The contrast between traditional Christianity and Progressive Christianity is well illustrated by an event that took place in this church three weeks ago. The St Andrew’s Trust hosted a dialogue between me and the Buddhist teacher, Stephen Batchelor. Noel Cheer introduced us by reference to books we had written. He said, the author of Christianity without God now meets the author of Confession of a Buddhist Atheist.
A questioner later asked if this dialogue could have taken place a hundred years ago. To this I replied that a hundred years ago Presbyterians could not even dialogue with Anglicans and Roman Catholics and were sending out missionaries to convert Buddhists and other heathen to Christianity.
It was surprising to find how much in common Stephen Batchelor, a Buddhist, and I, a progressive Christian, have in common.

Stephen wrote in his book:
‘Buddhism has become for me a philosophy of action and responsibility. It provides a framework of values, ideas and practices that nurture my ability to create a path of life, to define myself as a person, to act, to take risks, to imagine things differently and to make art’.
But that is exactly how I see Christianity. And whereas Stephen (as he says) ‘prizes Gotama’s teachings free from the matrix of Indian religious thought in which they are entrenched’, I ‘prize the teachings of Jesus free from the supernatural context in which they became increasingly entrenched’.
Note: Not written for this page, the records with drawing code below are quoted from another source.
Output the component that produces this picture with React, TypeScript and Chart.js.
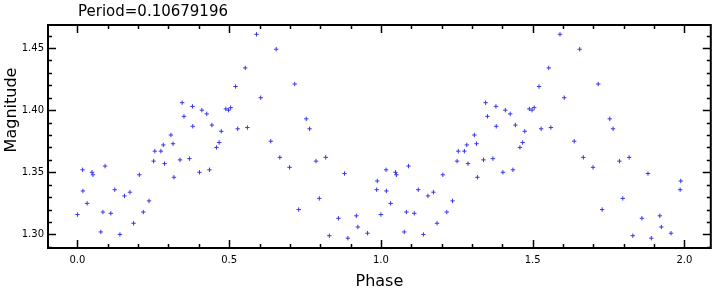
import React, { useEffect, useRef } from "react";
import { Chart, registerables } from "chart.js";

Chart.register(...registerables);

const titleText = "Period=0.10679196";
const xAxisTitle = "Phase";
const yAxisTitle = "Magnitude";

const phases = [
  0.0, 0.017, 0.018, 0.032, 0.048, 0.051, 0.077, 0.084, 0.091, 0.11,
  0.123, 0.14, 0.155, 0.173, 0.185, 0.204, 0.217, 0.236, 0.251, 0.255,
  0.275, 0.283, 0.287, 0.308, 0.315, 0.318, 0.338, 0.345, 0.351, 0.369,
  0.379, 0.38, 0.402, 0.41, 0.426, 0.435, 0.443, 0.458, 0.467, 0.474,
  0.489, 0.498, 0.505, 0.521, 0.528, 0.553, 0.56, 0.59, 0.604, 0.637,
  0.655, 0.667, 0.699, 0.716, 0.729, 0.754, 0.765, 0.786, 0.797, 0.818,
  0.83, 0.86, 0.88, 0.891, 0.919, 0.924, 0.956, 0.986, 0.988,
];

const magnitudes = [
  1.316, 1.352, 1.335, 1.325, 1.35, 1.348, 1.302, 1.318, 1.355, 1.317,
  1.336, 1.3, 1.331, 1.334, 1.309, 1.348, 1.318, 1.327, 1.359, 1.367,
  1.367, 1.372, 1.357, 1.38, 1.373, 1.346, 1.36, 1.406, 1.395, 1.361,
  1.403, 1.387, 1.35, 1.4, 1.397, 1.352, 1.388, 1.37, 1.374, 1.383,
  1.401, 1.4, 1.402, 1.419, 1.385, 1.434, 1.386, 1.461, 1.41, 1.375,
  1.449, 1.362, 1.354, 1.421, 1.32, 1.393, 1.385, 1.359, 1.329, 1.362,
  1.299, 1.313, 1.349, 1.297, 1.315, 1.306, 1.301, 1.336, 1.343,
];

const cycles = [0, 1];

const xMajorTicks = [0, 0.5, 1, 1.5, 2];
const xTickLabels = ["0.0", "0.5", "1.0", "1.5", "2.0"];
const yMajorTicks = [1.3, 1.35, 1.4, 1.45];
const yTickLabels = ["1.30", "1.35", "1.40", "1.45"];

const xRange = [-0.097, 2.087];
const yRange = [1.2891, 1.4685];
const xMinorStep = 0.1;
const yMinorStep = 0.01;

const FONT = "'DejaVu Sans', 'Liberation Sans', sans-serif";

export default function App() {
  const ref = useRef<HTMLCanvasElement | null>(null);

  useEffect(() => {
    document.body.style.margin = "0";
    const canvas = ref.current;
    if (!canvas) return;

    const points: { x: number; y: number }[] = [];
    cycles.forEach((c) => {
      phases.forEach((p, i) => points.push({ x: p + c, y: magnitudes[i] }));
    });

    const decor = {
      id: "decor",
      afterDraw(chart: any) {
        const ctx = chart.ctx;
        const a = chart.chartArea;
        const xs = chart.scales.x;
        const ys = chart.scales.y;
        ctx.save();
        ctx.strokeStyle = "#000";
        ctx.lineWidth = 1.5;
        const xk0 = Math.ceil(xs.min / xMinorStep - 1e-9);
        const xk1 = Math.floor(xs.max / xMinorStep + 1e-9);
        for (let k = xk0; k <= xk1; k++) {
          const v = k * xMinorStep;
          const major = xMajorTicks.some((m) => Math.abs(m - v) < 1e-6);
          const len = major ? 8 : 4;
          const px = Math.round(xs.getPixelForValue(v)) + 0.5;
          ctx.beginPath();
          ctx.moveTo(px, a.bottom);
          ctx.lineTo(px, a.bottom - len);
          ctx.moveTo(px, a.top);
          ctx.lineTo(px, a.top + len);
          ctx.stroke();
        }
        const yk0 = Math.ceil(ys.min / yMinorStep - 1e-9);
        const yk1 = Math.floor(ys.max / yMinorStep + 1e-9);
        for (let k = yk0; k <= yk1; k++) {
          const v = k * yMinorStep;
          const major = yMajorTicks.some((m) => Math.abs(m - v) < 1e-6);
          const len = major ? 8 : 4;
          const py = Math.round(ys.getPixelForValue(v)) + 0.5;
          ctx.beginPath();
          ctx.moveTo(a.left, py);
          ctx.lineTo(a.left + len, py);
          ctx.moveTo(a.right, py);
          ctx.lineTo(a.right - len, py);
          ctx.stroke();
        }
        ctx.lineWidth = 2;
        ctx.strokeRect(a.left, a.top, a.right - a.left, a.bottom - a.top);

        ctx.fillStyle = "#000";
        ctx.font = `15px ${FONT}`;
        ctx.textAlign = "left";
        ctx.textBaseline = "alphabetic";
        ctx.fillText(titleText, 78, 16);

        ctx.font = `16px ${FONT}`;
        ctx.textAlign = "center";
        ctx.fillText(xAxisTitle, (a.left + a.right) / 2, 286);

        ctx.save();
        ctx.translate(16, 110);
        ctx.rotate(-Math.PI / 2);
        ctx.fillText(yAxisTitle, 0, 0);
        ctx.restore();
        ctx.restore();
      },
    };

    const chart = new Chart(canvas, {
      type: "scatter",
      data: {
        datasets: [
          {
            data: points,
            pointStyle: "cross",
            pointRadius: 2.2,
            pointBorderWidth: 1,
            borderColor: "rgb(55,55,235)",
            backgroundColor: "rgb(55,55,235)",
            pointHoverRadius: 2.2,
          },
        ],
      },
      options: {
        animation: false,
        responsive: false,
        maintainAspectRatio: false,
        events: [],
        layout: { padding: { top: 25, right: 2, left: 0, bottom: 0 } },
        plugins: {
          legend: { display: false },
          tooltip: { enabled: false },
          title: { display: false },
        },
        scales: {
          x: {
            type: "linear",
            min: xRange[0],
            max: xRange[1],
            grid: { display: false, drawTicks: false },
            border: { display: false },
            afterBuildTicks: (scale: any) => {
              scale.ticks = xMajorTicks.map((v) => ({ value: v }));
            },
            afterFit: (scale: any) => {
              scale.height = 41;
            },
            ticks: {
              padding: 6,
              maxRotation: 0,
              autoSkip: false,
              color: "#000",
              font: { family: FONT, size: 10 },
              callback: (v: any) => {
                const i = xMajorTicks.findIndex((m) => Math.abs(m - Number(v)) < 1e-6);
                return i >= 0 ? xTickLabels[i] : "";
              },
            },
          },
          y: {
            type: "linear",
            min: yRange[0],
            max: yRange[1],
            grid: { display: false, drawTicks: false },
            border: { display: false },
            afterBuildTicks: (scale: any) => {
              scale.ticks = yMajorTicks.map((v) => ({ value: v }));
            },
            afterFit: (scale: any) => {
              scale.width = 48;
            },
            ticks: {
              padding: 4,
              autoSkip: false,
              color: "#000",
              font: { family: FONT, size: 10 },
              callback: (v: any) => {
                const i = yMajorTicks.findIndex((m) => Math.abs(m - Number(v)) < 1e-6);
                return i >= 0 ? yTickLabels[i] : "";
              },
            },
          },
        },
      },
      plugins: [decor],
    });

    return () => chart.destroy();
  }, []);

  return (
    <div style={{ width: 714, height: 289 }}>
      <canvas ref={ref} width={714} height={289} style={{ display: "block" }} />
    </div>
  );
}
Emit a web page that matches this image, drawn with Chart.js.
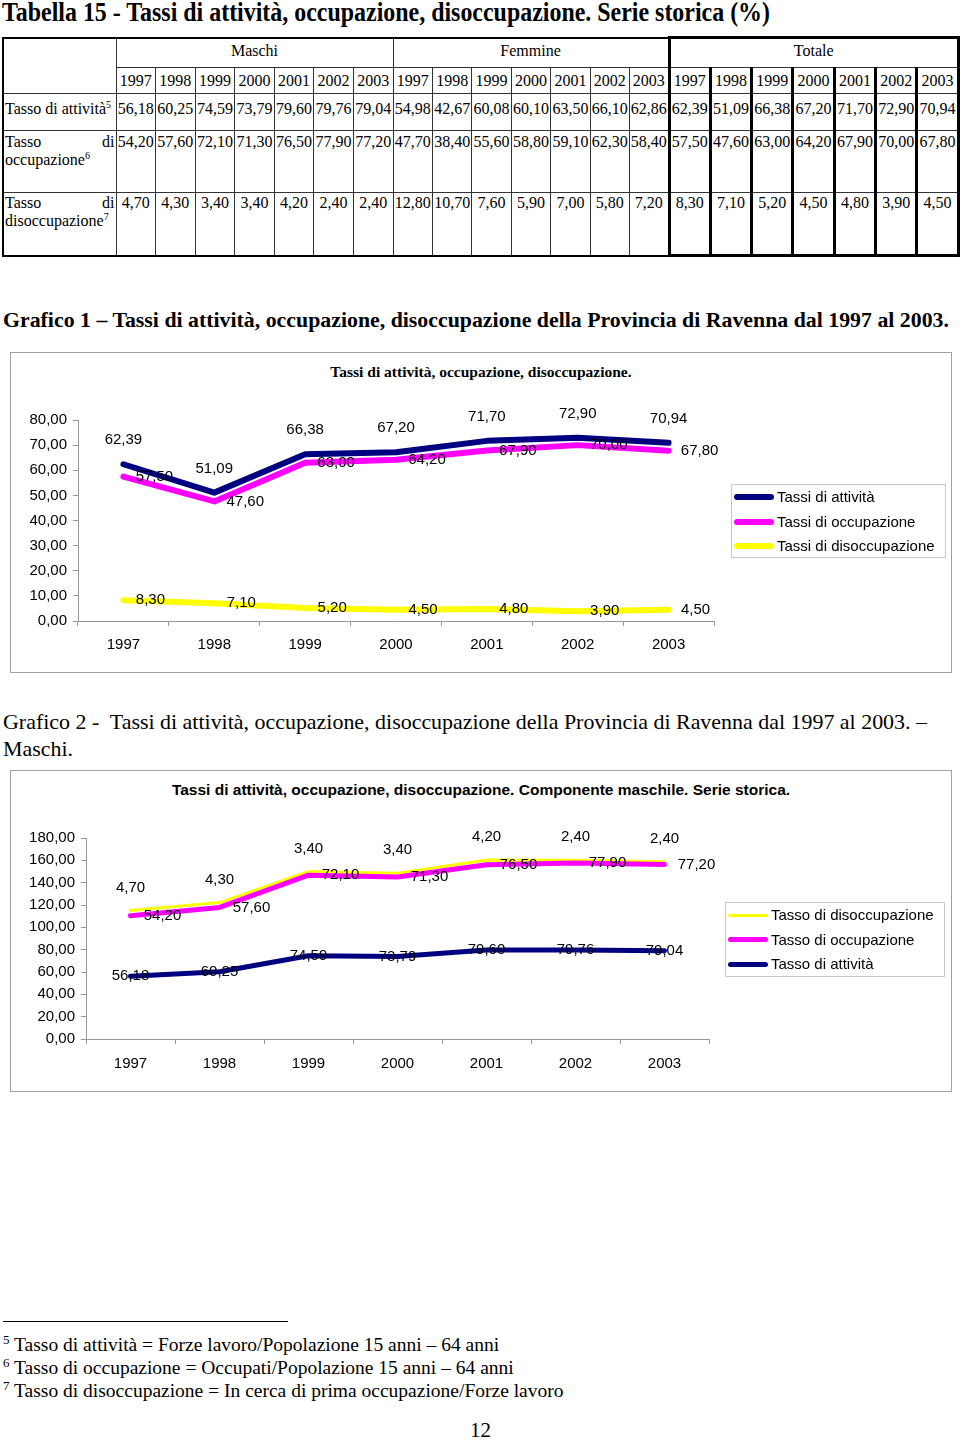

Perhaps the character of St Andrew’s-on-the-Terrace can be summed up in these words – ‘ For us Christianity provides a framework of values, ideas and practices that nurture our ability to create a meaningful path of life and define ourselves as persons’.  As we celebrate St. Andrew’s Day, we are reminded that this understanding of Christianity calls for the valour, hidden in the name Andrew, and it requires the creative initiative shown by this very first disciple of Jesus in the glimpses we have of him. That valour and initiative are nurtured by the fellowship we experience here and the support we give to one another, as together we seek to walk the way of Jesus.